The fact that the RDS fortress, where Leinster had not lost a Magners League match since September 2008, was stormed on Saturday night means that unlike 2009 when Ireland swept the boards in terms of silverware there are no major prizes this time.

No Irish Grand Slam or the consolation of a Triple Crown. No Heineken Cup and no Magners League.

At the sponsors’ Saturday night post-Grand Final bash for the victorious and vanquished players and hand-picked guests, the Ospreys contingent made an admirable fist of not rubbing their victims’ noses in the figurative dirt.

The Leinster lads are equally deserving of credit for taking defeat so squarely on the chin.

Inside, though, they must have been hurting. A year ago they had just been crowned champions of Europe. Two months before that a number of them had contributed significantly to Ireland’s first Grand Slam in 61 years.

No such glory this time, however. The inaugural Magners League Final appeared to have been just one game too many.

As well as hurting, a few of them will have been wondering. And perhaps worrying.
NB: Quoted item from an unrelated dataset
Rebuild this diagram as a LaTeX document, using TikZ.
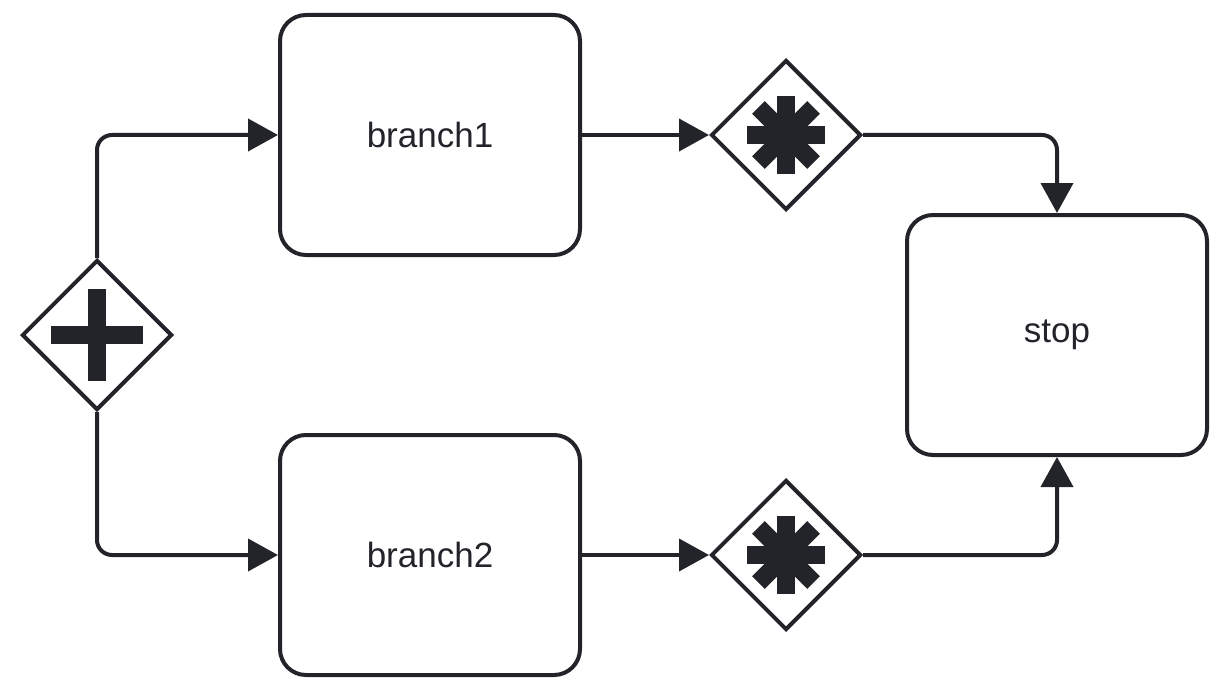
\documentclass[tikz,border=0pt]{standalone}
\usepackage{fontspec}
\setmainfont{Liberation Sans}
\usetikzlibrary{arrows.meta,shapes.geometric}
\definecolor{ink}{RGB}{34,36,41}
\tikzset{
    taskbox/.style={draw=ink, line width=4pt, rounded corners=26pt, minimum width=300pt,
        minimum height=240pt, text=ink, font=\fontsize{35}{42}\selectfont},
    gateway/.style={draw=ink, line width=4pt, diamond, minimum size=150pt, inner sep=0pt},
    flow/.style={draw=ink, line width=4pt, rounded corners=15pt,
        -{Triangle[length=30pt,width=32pt]}}
}
\begin{document}
\begin{tikzpicture}[x=1pt,y=-1pt]
    \useasboundingbox (0,0) rectangle (1221,690);
    % tasks
    \node[taskbox] (branch1) at (430,135) {branch1};
    \node[taskbox] (branch2) at (430,555) {branch2};
    \node[taskbox] (stop) at (1057,335) {stop};
    % gateways
    \node[gateway] (gwsplit) at (97,335) {};
    \node[gateway] (gwjoin1) at (786,135) {};
    \node[gateway] (gwjoin2) at (786,555) {};
    \foreach \a in {0,90}
    \fill[ink, shift={(gwsplit.center)}, rotate=\a] (-46,-9) rectangle (46,9);
    \foreach \g in {gwjoin1,gwjoin2}
    \foreach \a in {0,45,90,135}
    \fill[ink, shift={(\g.center)}, rotate=\a] (-39,-9) rectangle (39,9);
    % flows
    \draw[flow] (gwsplit.north) |- (branch1.west);
    \draw[flow] (gwsplit.south) |- (branch2.west);
    \draw[flow] (branch1.east) -- (gwjoin1.west);
    \draw[flow] (branch2.east) -- (gwjoin2.west);
    \draw[flow] (gwjoin1.east) -| (stop.north);
    \draw[flow] (gwjoin2.east) -| (stop.south);
\end{tikzpicture}
\end{document}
Because it seems that a number of Ireland’s Golden Generation may have to accept significantly reduced wages if they are to continue playing on home soil.
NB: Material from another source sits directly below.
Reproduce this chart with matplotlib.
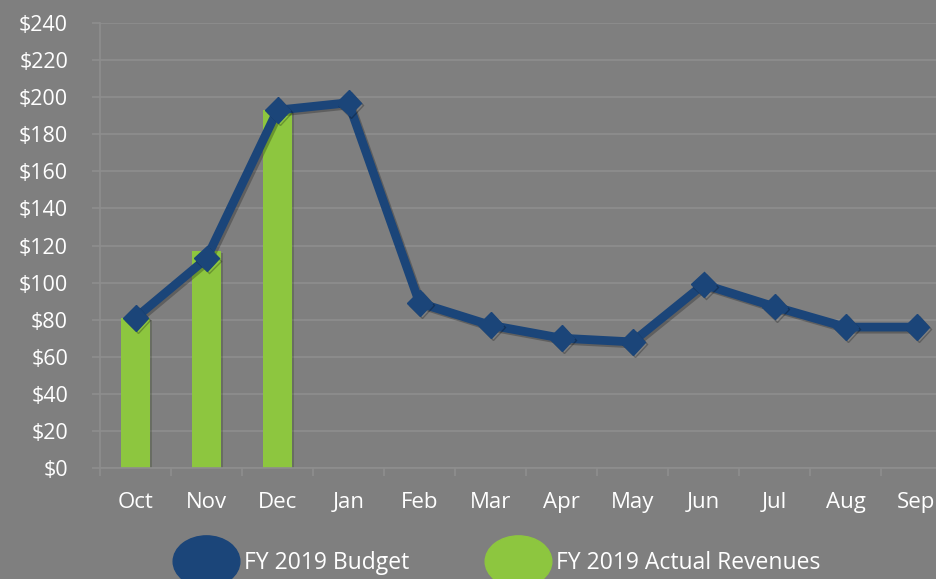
import matplotlib.pyplot as plt
import matplotlib.patheffects as pe
from matplotlib.lines import Line2D
from matplotlib.path import Path
from matplotlib.transforms import Affine2D

months = ['Oct', 'Nov', 'Dec', 'Jan', 'Feb', 'Mar', 'Apr', 'May', 'Jun', 'Jul', 'Aug', 'Sep']
budget = [81, 113, 193, 197, 89, 77, 70, 68, 99, 87, 76, 76]
actual = [81, 117, 193]
yticks = list(range(0, 241, 20))

bg = '#7f7f7f'
grid_c = '#8e8e8e'
blue = '#1b4579'
green = '#8dc63f'

plt.rcParams['font.family'] = ['Open Sans', 'DejaVu Sans']

fig = plt.figure(figsize=(9.37, 5.79), dpi=100, facecolor=bg)
ax = fig.add_axes([100 / 937, 111 / 579, 852 / 937, 445 / 579], facecolor=bg)

x = list(range(len(months)))
ax.bar(x[:len(actual)], actual, width=0.41, color=green, zorder=2,
       path_effects=[pe.SimplePatchShadow(offset=(1.5, -1.5), alpha=0.25), pe.Normal()])
ax.plot(x, budget, color=blue, lw=6.3, marker='D', ms=13, zorder=3,
        path_effects=[pe.SimpleLineShadow(offset=(1.5, -1.5), alpha=0.25), pe.Normal()])

ax.set_xlim(-0.5, 11.5)
ax.set_ylim(0, 240)
ax.set_yticks(yticks)
ax.set_yticklabels([f'${v}' for v in yticks])
ax.set_xticks(x)
ax.set_xticklabels(months)
ax.set_xticks([i + 0.5 for i in range(-1, 12)], minor=True)

ax.grid(axis='y', color=grid_c, lw=1.2, zorder=0)
for s in ['top', 'right']:
    ax.spines[s].set_visible(False)
for s in ['left', 'bottom']:
    ax.spines[s].set_color(grid_c)
    ax.spines[s].set_linewidth(1.2)

ax.tick_params(axis='y', colors=grid_c, length=6, width=1.2, pad=17, labelcolor='white', labelsize=15.5)
ax.tick_params(axis='x', which='major', length=0, pad=17, labelcolor='white', labelsize=16)
ax.tick_params(axis='x', which='minor', length=6, width=1.2, color=grid_c)

ell = Path.unit_circle().transformed(Affine2D().scale(1.3, 1.0))
handles = [Line2D([], [], ls='none', marker=ell, ms=48, color=blue),
           Line2D([], [], ls='none', marker=ell, ms=48, color=green)]
leg = fig.legend(handles, ['FY 2019 Budget', 'FY 2019 Actual Revenues'], ncol=2,
                 loc='center', bbox_to_anchor=(0.530, 0.027), frameon=False,
                 fontsize=16.5, labelcolor='white', handlelength=2.9, handletextpad=0.2,
                 columnspacing=3.3)

fig.savefig('out.png', dpi=100, facecolor=bg)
The perilous state of the recession-hit Irish economy now is affecting rugby along with everything else and with the Aviva Stadium destined to bite deeply into resources for some time to come we may just have to get used to the fact that the Irish provinces can no longer afford to pay as much as some other clubs, notably those in France.

Saturday also marked the end of the road for a quintet of Leinster players — Malcolm O’Kelly, Girvan Dempsey, Bernard Jackman, CJ Van der Linde and Chris Keane. And it was the last match in charge for Stade Francais-bound coach Michael Cheika and his aides Alan Gaffney, Kurt McQuilkin and Chris Whitaker.

The loss of those key personnel will be massive hits for Leinster to absorb.

Outside, during the match, the home crowd had tried to raise their jaded players by singing Come On You Boys In Blues to the tune of Mary Hopkins’ Those Were The Days My Friend. A nice touch of Welsh-Irish togetherness.

The best example of that was provided by Tommy Bowe, scorer of the Ospreys’ opening try.

No-one held it against him. Indeed, the only things held against Bowe (pictured) were children whose parents wanted to photograph him alongside their youngsters.

A little blond-haired boy, no more than two years of age and togged out in the losers’ blue, stared star-struck at the stage where the band performed Credence Clearwater Revival’s 1969 hit Bad Moon Rising. Or maybe he was watching the big-screen re-run of the match we had just witnessed first-hand. I don’t know how far those musicians may end up going but they are unlikely to find themselves playing again against the backdrop of Lee Byrne threatening to decapitate Gordon D’Arcy. Bizarre circumstances.